Gefährliche Abwärtsströmung

Mit den Fingern voran

Es ging um einen ähnlichen Tauchgang mit mächtig viel Strömung. Die berichtenden Taucher waren gezwungen, sich mit den Händen am Riff entlangzuhangeln – entgegen jeglicher Tauchverhaltensregel mussten die Korallen als Haltegriffe herhalten. So hätten sich die Taucher Armlänge um Armlänge gegen die Strömung vorgeschoben und konnten sich so aus dem Bereich der Strömung in Sicherheit bringen.

Ohne einen weiteren Gedanken an den möglichen Umweltfrevel zu verschwenden und ohne das Für und das Wider abzuwägen – wir erinnern uns an Leitsätze wie: Don’t touch anything -, greife ich mit zwei Fingern der jeweiligen Hand nach einem Vorsprung, möglichst aus Fels, zur Not aber auch aus Koralle.

Das Riffdach ist das Ziel

Die Stömung zerrt an mir, aber ich verliere nicht den Halt und kann mich langsam unter Anstrengung am Korallenriff voranschieben. So komme ich Stück für Stück voran und meine innere Anspannung lässt nach, als ich bemerke, dass die Methode funktioniert.
Ich beruhige mich ein wenig – mein Puls und die Atmung werden wieder ruhiger. Als ich mich den anderen Tauchern in der Gruppe zuzuwende wird deutlich:  Auch diese haben eine ähnliche Strategie wie ich angewendet und hangeln sich ein wenig ungelenk aber effektiv am Riff entlang. Es hat ein wenig von Bergsteigen in der Schwerelosigkeit – hier ist es die Strömung, die für eine Art Schwerkraft sorgt.

Sicher leidet das Riff unter unserem festen Griff – aber die eigene Sicherheit hat eindeutig „Vorfahrt“ – der Pragmatismus obsiegt und methodisch kraxeln wir in Richtung Wasseroberfläche.

Als wir das Riffdach erreichen, endet der Spuk so urplötzlich wie er begonnen hat – die Strömung reißt ab und auf unseren Gesichtern löst sich die Anspannung.
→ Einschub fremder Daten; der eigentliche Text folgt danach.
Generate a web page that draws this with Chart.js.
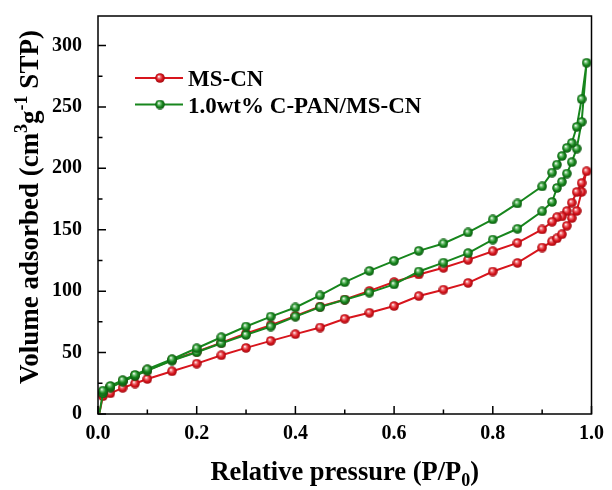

Während der ganzen Zeit des anstrengenden Aufstiegs, konnte ich keinen Blick auf die Luftreserven werfen. Ehrlich gesprochen wollte ich das auch nicht, aber nun sehe ich, dass es höchste Eisenbahn war.
Noch 20 mickrige Bar in der Tauchflasche.

Zeit für den Safetystop

Ein wenig verunsichert schwimme ich auf Guide Richard zu und gebe zu verstehen, dass meine Luftreserven zur Neige gehen. Sein Blick strahlt wie gewohnt Ruhe aus – einen derart weitsichtigen Guide kann man sich nur wünschen.
So in sicheren Händen konzentriere ich mich auf das Ende des Tauchgangs und merke erst jetzt beim Austauchen, wie erschöpft ich bin.